Burke Mill Road relocation progress:
Residents of Southwest Ward neighborhoods off South Stratford Road who use Burke Mill Road as an alternate route into the central city will be pleased to hear that progress is being made on its relocation. Issues with relocation of the railroad crossing have finally been resolved with Norfolk Southern Railroad, and the City Council in September approved several necessary property acquisitions for the realigned route. When completed, the realigned Burke Mill Road will connect to Stratford Road at Atwood Road in a signalized, fully functional intersection.
Rezoning case—"Wyngate" development on Romara Drive:
The City Council gave final approval September 6 to the Wyngate development on Romara Drive off of Jonestown Road. The review process for the proposal included multiple meetings with residents and representatives of the adjacent Westbrook neighborhood. Important issues which had to be resolved during the process included buffer yards, stormwater runoff impacts, transportation improvements, and traffic impacts. Among the measures included to control stormwater were reduced curb and gutter on Romara Drive, phased-in grading, and a stormwater study to design retention and engineered control improvements. At the request of the Westbrook neighborhood, a street connection to Stonington Road was not approved. Internal sidewalk connections are included throughout the new development.

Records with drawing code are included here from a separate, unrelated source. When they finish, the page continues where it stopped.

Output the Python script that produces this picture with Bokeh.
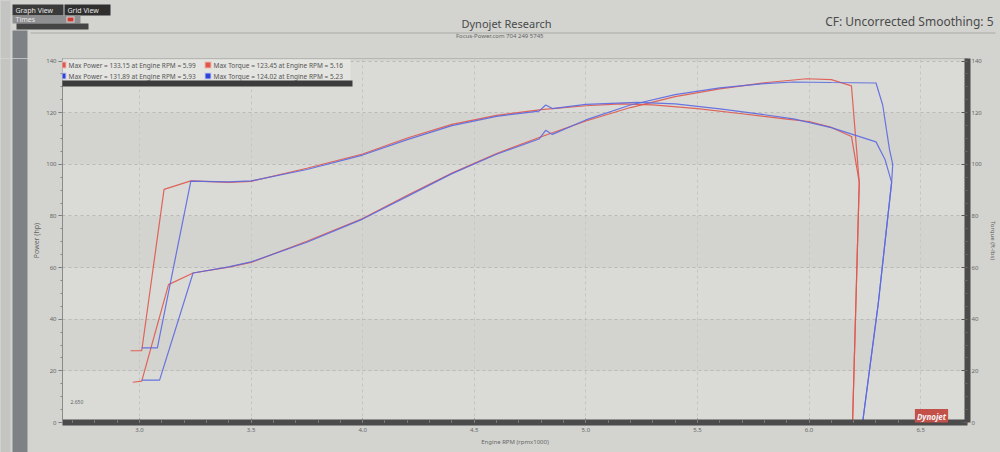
from bokeh.plotting import figure
from bokeh.models import LinearAxis, Range1d, FixedTicker, Label, BoxAnnotation
from bokeh.layouts import column, row
from bokeh.core.properties import value
from bokeh.embed import file_html
from bokeh.resources import INLINE

# ---------------- data ----------------
rpm_pwr_red = [2.97, 3.01, 3.13, 3.24, 3.40, 3.50, 3.75, 4.00, 4.20, 4.40, 4.60, 4.80, 5.00, 5.20, 5.40, 5.60, 5.80, 5.99, 6.10, 6.19, 6.225, 6.195]
pwr_red = [15.6, 16.0, 53.4, 57.9, 60.2, 62.0, 70.2, 79.0, 88.0, 96.6, 104.2, 110.7, 116.8, 122.0, 126.2, 129.2, 131.6, 133.15, 132.8, 130.4, 93.0, 0.0]

rpm_tq_red = [2.96, 3.01, 3.11, 3.23, 3.40, 3.50, 3.75, 4.00, 4.20, 4.40, 4.60, 4.80, 5.00, 5.16, 5.30, 5.50, 5.70, 5.90, 6.00, 6.10, 6.19, 6.225, 6.195]
tq_red = [27.8, 27.8, 90.3, 93.6, 93.0, 93.4, 98.5, 104.0, 110.2, 115.5, 119.0, 121.2, 122.7, 123.45, 123.0, 121.6, 119.6, 117.5, 116.6, 114.3, 110.8, 93.0, 0.0]

rpm_pwr_blue = [3.01, 3.09, 3.24, 3.40, 3.50, 3.75, 4.00, 4.20, 4.40, 4.60, 4.79, 4.82, 4.85, 5.00, 5.20, 5.40, 5.60, 5.80, 5.93, 6.10, 6.30, 6.33, 6.36, 6.375, 6.37, 6.31, 6.24]
pwr_blue = [16.4, 16.4, 57.9, 60.3, 62.2, 69.8, 78.8, 87.6, 96.4, 103.9, 109.8, 113.2, 111.6, 117.2, 123.0, 127.0, 129.6, 131.3, 131.89, 131.7, 131.5, 123.0, 106.0, 100.0, 93.0, 46.0, 0.0]

rpm_tq_blue = [3.01, 3.08, 3.23, 3.40, 3.50, 3.75, 4.00, 4.20, 4.40, 4.60, 4.79, 4.82, 4.85, 5.00, 5.23, 5.40, 5.60, 5.80, 5.93, 6.10, 6.30, 6.34, 6.37, 6.31, 6.24]
tq_blue = [28.9, 28.9, 93.5, 93.2, 93.6, 98.0, 103.6, 109.6, 115.0, 118.6, 120.6, 123.0, 121.6, 123.2, 124.02, 123.4, 121.5, 119.2, 117.6, 114.2, 108.7, 102.0, 93.0, 46.0, 0.0]

x_ticks = [3.0, 3.5, 4.0, 4.5, 5.0, 5.5, 6.0, 6.5]
x_tick_labels = ["3.0", "3.5", "4.0", "4.5", "5.0", "5.5", "6.0", "6.5"]
y_ticks = [0, 20, 40, 60, 80, 100, 120, 140]

legend_texts = [
    "Max Power = 133.15 at Engine RPM = 5.99",
    "Max Torque = 123.45 at Engine RPM = 5.16",
    "Max Power = 131.89 at Engine RPM = 5.93",
    "Max Torque = 124.02 at Engine RPM = 5.23",
]
title_text = "Dynojet Research"
subtitle_text = "Focus-Power.com  704 249 5745"
cf_text = "CF: Uncorrected Smoothing: 5"

RED = "#e0574c"
BLUE = "#5b68e0"
FONT = "Noto Sans"
BORDER = "#d3d4d0"
STRIP = "#7e8186"

W, H = 1000, 452
HEAD_H = 58          # header band height
STRIP_W = 28         # left window strip width
FL, FT, FR, FB = 62, 58, 967, 422  # chart frame edges in page pixels

# ---------------- header band (page pixel space) ----------------
hd = figure(width=W, height=HEAD_H, output_backend="svg", toolbar_location=None,
            x_range=Range1d(0, W), y_range=Range1d(HEAD_H, 0),
            x_axis_type=None, y_axis_type=None, min_border=0)
hd.grid.visible = False
hd.outline_line_color = None
hd.background_fill_color = BORDER
hd.border_fill_color = BORDER
hd.quad(left=[0, 12, 12, 64, 12, 16, 66, 67, 30],
        right=[10, 27, 63, 110, 80, 88, 74, 73, 995],
        top=[0, 30, 4, 4, 15, 23, 16, 17, 32],
        bottom=[58, 58, 15, 15, 23, 29, 22, 21, 33],
        fill_color=["#c4c5c3", STRIP, "#3a3a3a", "#2f2f2f", "#8e8f91", "#454545",
                    "#d6d6d6", "#d03a30", "#a9aaa6"],
        line_color=None)
hd.text(x=[15, 67, 15], y=[10, 10, 19], text=["Graph View", "Grid View", "Times"],
        text_font=value(FONT), text_font_size="7px", text_color="#e6e6e6",
        text_baseline="middle", text_align="left")
hd.text(x=[506], y=[23], text=[title_text], text_font=value(FONT), text_font_size="11px",
        text_color="#4a4a4a", text_align="center", text_baseline="middle")
hd.text(x=[500], y=[35], text=[subtitle_text], text_font=value(FONT), text_font_size="6px",
        text_color="#666666", text_align="center", text_baseline="middle")
hd.text(x=[993], y=[21], text=[cf_text], text_font=value(FONT), text_font_size="12px",
        text_color="#4a4a4a", text_align="right", text_baseline="middle")

# ---------------- left window strip (page pixel space) ----------------
st = figure(width=STRIP_W, height=H - HEAD_H, output_backend="svg", toolbar_location=None,
            x_range=Range1d(0, STRIP_W), y_range=Range1d(H, HEAD_H),
            x_axis_type=None, y_axis_type=None, min_border=0)
st.grid.visible = False
st.outline_line_color = None
st.background_fill_color = BORDER
st.border_fill_color = BORDER
st.quad(left=[0, 12], right=[10, 27], top=[HEAD_H, HEAD_H], bottom=[H, H],
        fill_color=["#c4c5c3", STRIP], line_color=None)

# ---------------- main chart ----------------
PW = W - STRIP_W
PH = H - HEAD_H
p = figure(width=PW, height=PH, output_backend="svg", toolbar_location=None,
           x_range=Range1d(2.655, 6.71), y_range=Range1d(0, 141),
           min_border_left=FL - STRIP_W, min_border_right=W - FR,
           min_border_top=FT - HEAD_H, min_border_bottom=H - FB)
p.extra_y_ranges = {"tq": Range1d(0, 141)}

p.background_fill_color = "#dadbd7"
p.border_fill_color = BORDER
p.outline_line_color = "#b4b5b1"

# grid
p.ygrid.ticker = FixedTicker(ticks=y_ticks)
p.ygrid.grid_line_color = "#b9bab6"
p.ygrid.grid_line_dash = "3 3"
p.ygrid.band_fill_color = "#c9cac6"
p.ygrid.band_fill_alpha = 0.45
p.xgrid.ticker = FixedTicker(ticks=x_ticks)
p.xgrid.grid_line_color = "#c4c5c1"
p.xgrid.grid_line_dash = "3 3"

# bottom axis
xa = p.xaxis[0]
xa.ticker = FixedTicker(ticks=x_ticks, minor_ticks=[round(3.0 + 0.1 * i, 2) for i in range(-3, 38)])
xa.major_label_overrides = {t: l for t, l in zip(x_ticks, x_tick_labels)}
xa.axis_line_width = 6
xa.axis_line_color = "#4b4b4b"
xa.major_tick_in = 4
xa.major_tick_out = 0
xa.minor_tick_in = 2
xa.minor_tick_out = 0
xa.major_tick_line_color = "#777"
xa.minor_tick_line_color = "#888"
xa.major_label_text_font = FONT
xa.major_label_text_font_size = "6px"
xa.major_label_text_color = "#666"
xa.major_label_standoff = 5
xa.axis_label = "Engine RPM (rpmx1000)"
xa.axis_label_text_font = FONT
xa.axis_label_text_font_size = "6px"
xa.axis_label_text_font_style = "normal"
xa.axis_label_text_color = "#666"
xa.axis_label_standoff = 3

# left axis
ya = p.yaxis[0]
ya.ticker = FixedTicker(ticks=y_ticks, minor_ticks=list(range(0, 141, 5)))
ya.axis_line_color = "#8a8a8a"
ya.major_tick_in = 0
ya.major_tick_out = 4
ya.minor_tick_in = 0
ya.minor_tick_out = 2
ya.major_tick_line_color = "#777"
ya.minor_tick_line_color = "#888"
ya.major_label_text_font = FONT
ya.major_label_text_font_size = "6px"
ya.major_label_text_color = "#666"
ya.major_label_standoff = 2
ya.axis_label = "Power (hp)"
ya.axis_label_text_font = FONT
ya.axis_label_text_font_size = "7px"
ya.axis_label_text_font_style = "normal"
ya.axis_label_text_color = "#666"
ya.axis_label_standoff = 2

# right axis
ra = LinearAxis(y_range_name="tq", axis_label="Torque (ft-lbs)")
ra.ticker = FixedTicker(ticks=y_ticks, minor_ticks=list(range(0, 141, 5)))
ra.axis_line_width = 6
ra.axis_line_color = "#4b4b4b"
ra.major_tick_in = 6
ra.major_tick_out = 0
ra.minor_tick_in = 3
ra.minor_tick_out = 0
ra.major_tick_line_color = "#555"
ra.minor_tick_line_color = "#666"
ra.major_label_text_font = FONT
ra.major_label_text_font_size = "6px"
ra.major_label_text_color = "#666"
ra.major_label_standoff = 4
ra.axis_label_text_font = FONT
ra.axis_label_text_font_size = "6px"
ra.axis_label_text_font_style = "normal"
ra.axis_label_text_color = "#666"
ra.axis_label_standoff = 4
p.add_layout(ra, "right")

# curves
p.line(rpm_pwr_red, pwr_red, line_color=RED, line_width=1.2, line_alpha=0.9)
p.line(rpm_tq_red, tq_red, line_color=RED, line_width=1.2, line_alpha=0.9, y_range_name="tq")
p.line(rpm_pwr_blue, pwr_blue, line_color=BLUE, line_width=1.2, line_alpha=0.9)
p.line(rpm_tq_blue, tq_blue, line_color=BLUE, line_width=1.2, line_alpha=0.9, y_range_name="tq")


def sx(px):
    return px - FL


def sy(py):
    return FB - py


def box(x0, y0, x1, y1, color, alpha=1.0):
    # boxes inside the plot frame (page pixel positions)
    p.add_layout(BoxAnnotation(left=sx(x0), right=sx(x1), top=sy(y0), bottom=sy(y1),
                               left_units="screen", right_units="screen",
                               top_units="screen", bottom_units="screen",
                               fill_color=color, fill_alpha=alpha, line_color=None))


def label(px, py, text, size="6.5px", color="#555", align="left", baseline="middle",
          bg=None, style="normal", pad=0):
    kw = {}
    if bg is not None:
        kw["background_fill_color"] = bg
    p.add_layout(Label(x=sx(px), y=sy(py), x_units="screen", y_units="screen", text=text,
                       text_font=FONT, text_font_size=size, text_color=color,
                       text_align=align, text_baseline=baseline, text_font_style=style,
                       padding=pad, **kw))


# legend block
box(57, 59, 350, 80, "#e4e4e0")
box(60, 80, 352, 86, "#3c3c3c")
box(59, 61, 66, 68, "#f0b8b4")
box(60, 62, 65, 67, RED)
box(204, 61, 211, 68, "#f0b8b4")
box(205, 62, 210, 67, RED)
box(59, 72, 66, 79, "#c8cbf0")
box(60, 73, 65, 78, "#2c44d8")
box(204, 72, 211, 79, "#c8cbf0")
box(205, 73, 210, 78, "#2c44d8")
label(68, 65, legend_texts[0])
label(213, 65, legend_texts[1])
label(68, 76, legend_texts[2])
label(213, 76, legend_texts[3])

# misc
label(70, 401, "2.650", size="5px", color="#666")
label(931, 416, "Dynojet", size="8px", color="#f4f4f4", bg="#c4504a", style="bold italic",
      align="center", pad=2)

inner = row(st, column(p, spacing=0), spacing=0)
inner.styles = {"background-color": BORDER}
layout = column(hd, inner, spacing=0)
layout.styles = {"background-color": BORDER}
open("out.html", "w").write(file_html(layout, INLINE))
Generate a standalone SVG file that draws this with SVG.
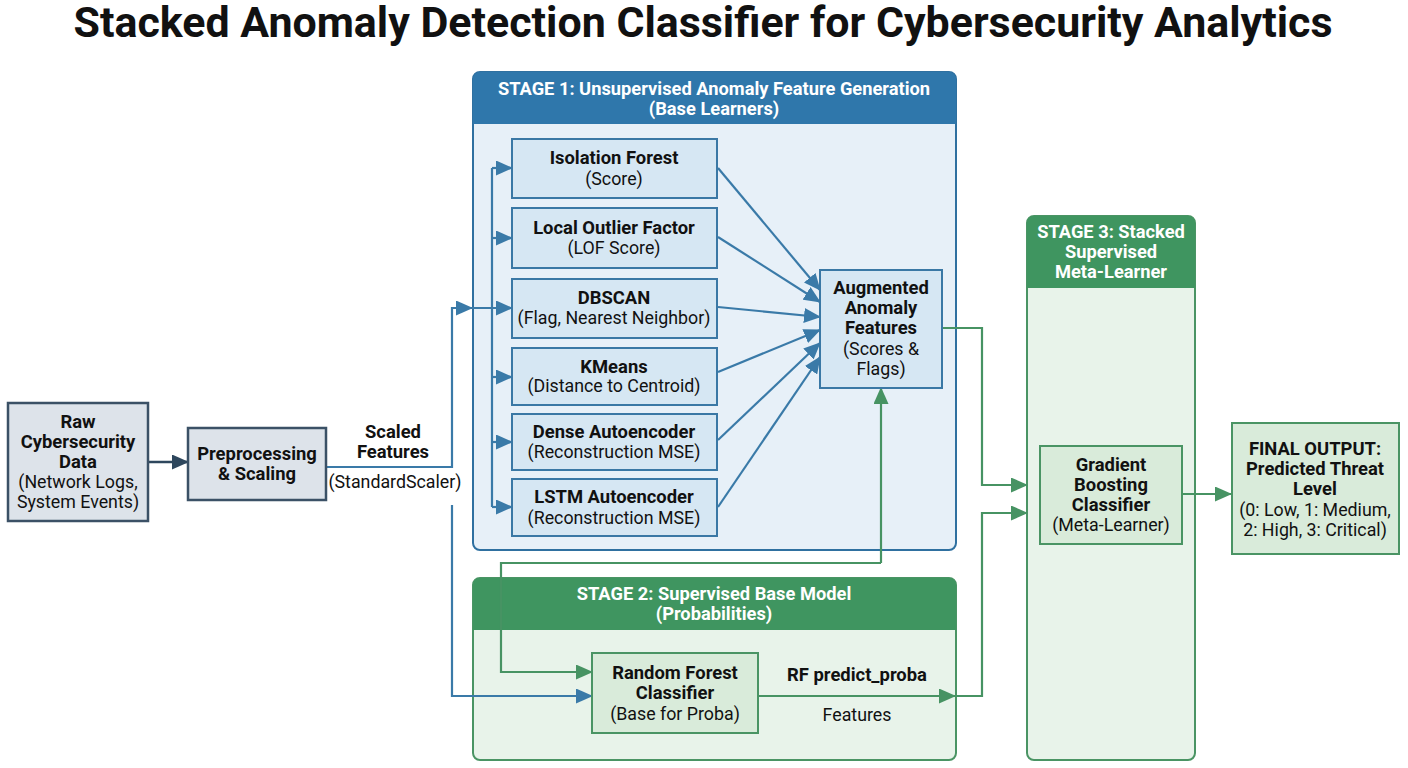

There’s more good news on the clean air front. According to local and state agency monitoring and analysis, the Piedmont Triad region (through September) is on track to meet federal clean air standards for ozone by the end of 2005. That’s two years earlier than our commitment under the Early Action Compact agreement. But a caution—we have to keep it up, and that means following through with our clean air maintenance plans. Those especially involve promoting the use of cleaner vehicles, and controlling the growth of "vehicle miles traveled" per person, through good land development planning and providing transportation system alternatives.
"American Dream" Ambassador City Award:
I was pleased to be able to stand in for the Mayor on September 17 at Miller Park to accept Winston-Salem’s award as an "American Dream Ambassador City" from the U.S. Conference of Mayors and the National Association of Realtors. The city and our local Realtors Association were jointly recognized for our community’s efforts to promote homeownership opportunities. Private and public agency participants are contributing to this work through efforts including first-time homebuyer financial planning education, affordable new home development, and Habitat home construction. Winston-Salem is one of fewer than ten cities nationwide to receive this award this year.
Biking safety improvement opportunities to be reviewed:
As noted in my last month’s report, the City Council during August approved a new Bicycle Plan for our urban area. Tragically, during September we were reminded of why such a plan is needed, as two bicyclists were killed in traffic accidents in Winston-Salem. I am asking that the Public Works Committee review at our October meeting what street safety improvements for bicycling can be started without further delay.
Street standards overhaul coming:
Also during October, the City Council will begin reviewing a long-awaited overhaul proposal for new street design standards. The changes were finally approved by the City/County Planning Board in September. They include street design, sidewalk construction, and street tree requirements for new developments. The formal City Council public hearing will probably take place at our November 7 meeting.